Just over 50% said wage costs had risen a great deal, compared with 92% who anticipated this would rise substantially back in 2008. The average hourly wage for a catering assistant is now £6.83, but this ranges from £5.70 to £9.23.

Life is getting harder for catering managers in local government, the survey revealed, with 88% anticipating an increase in their workload over the next 12 months.

Staff absence has been on a gradual decline within catering and APSE data shows an average rate of 4.88%. On other workforce issues, 95% of councils hold regular staff training, 77% hold regular appraisals and 62% have Investors in People status.

On Funding and Efficiency, catering managers have proved resilient in the face of changes that have taken place in local government over the last three years. Further change is anticipated however.

Our survey took place at a time when budgets across local government are subject to unprecedented reductions, requiring caterers to find even greater efficiencies within their service. A total of 59% of respondents expected a decrease in budget over the next year and 11% expected cuts to be substantial.

Anticipating the drive for value for money, the most popular methods stated for achieving greater efficiency were cited as: reduced hours; reductions in management; reductions is catering staff; reduction of food on plate cost; and renegotiation of meal charging methodology.

On Demand and Pricing it was stated that this area for meals is clearly a key issue for local authority caterers.  Survey respondents believe the increase in academies will see fewer schools using the local authority to provide school meals.

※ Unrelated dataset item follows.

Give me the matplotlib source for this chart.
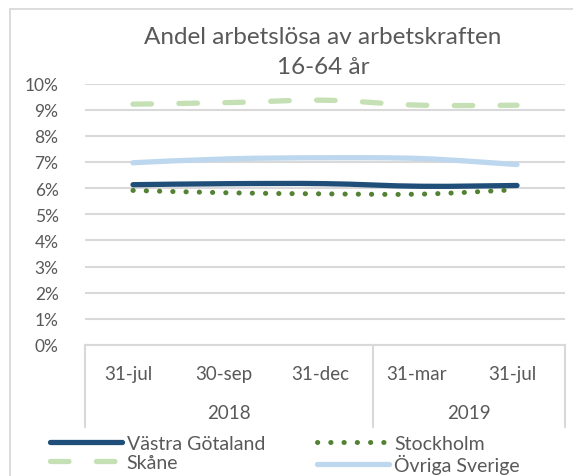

Civic catering is also expected to decline as a direct result of the general squeeze on council budgets. However, in-house caterers also say they expect secondary school meal numbers to rise, which reflects a more optimistic attitude in their ability of to innovate and market their offering.

Expectation for future school meal uptake has been volatile – although caterers have remained optimistic throughout. A total of 49% of respondents now expect some increase over the next year, with 24% expecting a decrease. Free school meals are also expected to rise due to the current state of the economy.

The sale price for school meals currently ranges from £1.50 to £2.20. The overall average is £1.84. APSE performance networks data for the financial year 2009-10 period showed a price range from £1.20 to £1.98 for primary school meals with an average of £1.70. It therefore appears that prices are increasing significantly as budget gaps appear.

In 2008, free school meals for all was being piloted in some authorities and 74% of caterers were supportive of such a move being rolled out nationally.  Support remains high with 66% still favouring a move to free school meals for all.

In regard to Healthy Eating, respondents were asked their views. A clear majority (65%) agreed that TV chef Jamie Oliver had been a good influence on school meals in highlighting healthy eating.

Concerns that the healthy eating agenda has ‘gone too far’ have subsided since the 2008; with 58% now believing this as opposed to 70% back then. In the survey three years ago, vast number of respondents called for a period of stability to allow caterers to get to grips with changes to nutritional standards.

In 2008 a substantial number of caterers were also worried about the impact of the new nutritional standards on take up, especially at secondary level. While their fears were not unjustified, the effect of nutritional standards has now dropped from caterers immediate concerns in regard to take-up.

On the subject of Service Delivery, the majority of respondents only supply catering within their local authority, but 12% now supply services to the private sector and 26% to other public sector bodies. There is a renewed interest on ‘shared working’ with neighbouring authorities although this has yet to translate into any meaningful reality.

The majority of respondents were in-house service providers and expected to remain within local authority control for the forthcoming year. Some respondents anticipated the economic crisis may also see the return of some contracts back in-house as private providers struggle to retain profitability.

APSE represents front-line providers delivering a range of services, including catering, in councils across the UK and we are seeing a return of services in-house as cuts and the drive for efficiency bites. We believe this is due to the ability of directly delivered services to respond flexibly and efficiently to changes and challenges local government is facing.

The data collected through our latest survey provides a useful snapshot of the state of the market for local authority caterers. Detailed data is available for authorities who take part in the APSE performance networks benchmarking system, which covers education, civic and welfare catering.